Best Blackstone Ground Beef Recipes
Ground beef was practically made for the flat top. The steel surface browns it evenly, creates a crust you can’t replicate in a pan, and gives you the room to work — smashing, chopping, and searing without crowding. Burgers are the obvious starting point, but the Blackstone turns ground beef into a much longer list of great meals.
Here are the best ground beef recipes for a Blackstone griddle, with full recipes for each.
1. Smash Burgers
The definitive Blackstone recipe. A ball of ground beef smashed hard against the hot steel creates maximum surface contact, which means maximum Maillard reaction — crispy, lacy edges, deeply seared crust, flavor that a thick patty can’t match. The flat top is the only way to do this properly; a pan can’t get hot enough evenly.
Use 80/20 ground beef. The fat renders into the steel and creates the crust. Leaner beef doesn’t smash or crisp the same way.
2. Oklahoma Onion Burger
A Depression-era classic. A thin beef patty gets covered with a pile of thinly sliced onions, then smashed into the steel — the onions fry into the meat as it cooks, caramelizing and becoming part of the patty itself. One of the most flavorful burgers you can make, and the Blackstone handles it perfectly.
Full Oklahoma onion burger recipe →
3. Patty Melt
Ground beef patty, caramelized onions, Swiss cheese, rye bread — all cooked on the flat top. The onions go low and slow on one zone while the patty sears on another, then the assembled sandwich presses against the steel for a buttery, crispy crust on both sides. Closer to a grilled cheese than a burger in technique.
4. Chopped Cheese
The NYC bodega sandwich. Ground beef is chopped into small pieces as it cooks on the flat top, mixed with onions, loaded with American cheese, and served on a toasted hero roll. This recipe only works on a flat steel surface — a pan can’t give you the same caramelized, chopped texture.
5. Mongolian Ground Beef Noodles
A fast weeknight meal. Ground beef gets browned on the flat top, then tossed with lo mein noodles and a savory-sweet Mongolian sauce — soy, brown sugar, ginger, garlic. The Blackstone’s high heat gives the beef and noodles more char and wok-like flavor than a stovetop can deliver.
Full Mongolian ground beef noodles recipe →
6. Breakfast Burger
A full smash burger on a toasted bun, topped with a fried egg and bacon — all cooked on the flat top simultaneously. The wide surface means the egg, bacon, and burger patty all finish at the same time. One of the best uses of the Blackstone’s multi-zone capability.
Full breakfast burger recipe →
7. Egg Roll in a Bowl
All the flavor of an egg roll without the wrapper. Ground beef (or pork) browned on the flat top, mixed with shredded cabbage, carrots, ginger, garlic, and a savory sauce. Low-carb, fast to cook, and the flat top’s high heat gives you better browning and texture than a skillet.

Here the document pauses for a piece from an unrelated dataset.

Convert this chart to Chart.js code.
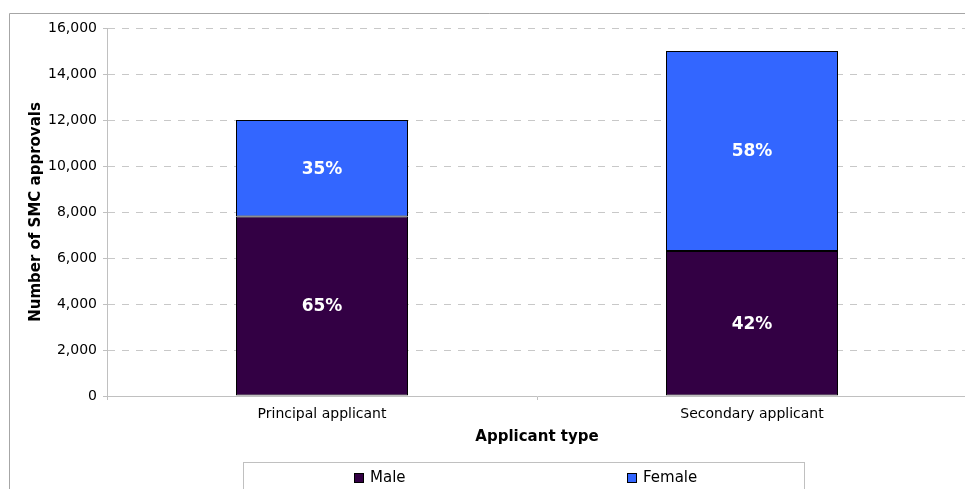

Full egg roll in a bowl recipe →
Tips for Cooking Ground Beef on a Blackstone
80/20 is the right fat ratio. For burgers and smash burgers, 80/20 ground beef gives you the fat needed for a proper crust. Leaner beef doesn’t brown as well and results in drier patties.
Get the surface hot. Ground beef needs a hot griddle to sear properly. Medium-high to high heat (400–450°F for smash burgers) is the right range.

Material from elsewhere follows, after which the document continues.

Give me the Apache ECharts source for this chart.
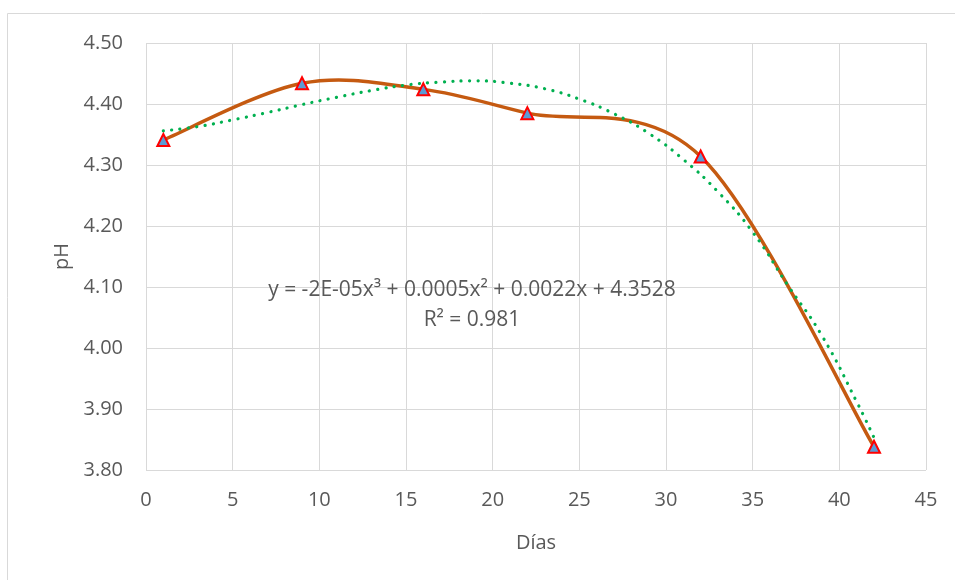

Don’t overwork the beef. For burgers and patty melts, handle the ground beef as little as possible — pack it loosely into balls and smash once. Overworking develops gluten and makes the texture tough and compact.
Season at the right time. For smash burgers, season after smashing (so the salt doesn’t draw moisture out before you cook). For chopped cheese and noodle dishes, season during cooking.
Drain excess grease when needed. For chopped dishes and stir-fry-style recipes, drain or scrape off excess rendered fat before adding sauces or vegetables so they sauté rather than boil.
Frequently Asked Questions
What ground beef ratio is best for Blackstone burgers? 80/20 (80% lean, 20% fat) for smash burgers and patty melts — the fat renders into the steel and creates the crust. For dishes where you drain the fat (chopped cheese, noodle bowls), 85/15 or 90/10 also works.
What temperature do you cook ground beef on a Blackstone? Medium-high to high — 400–450°F for smash burgers where you want maximum sear. For ground beef in dishes like Mongolian noodles or egg roll in a bowl, medium-high (375°F) gives good browning without burning before the other ingredients go in.
Do you need to press smash burgers on a Blackstone? Yes — that’s the whole technique. Smash the ball of beef hard against the hot steel immediately after placing it down, then don’t touch it until you flip. The smash creates maximum surface contact for the crust.
Can you use a burger press for smash burgers? A smash burger press works better than a spatula because it applies even pressure across the whole patty. A heavy spatula or a flat-bottomed cast iron press also works.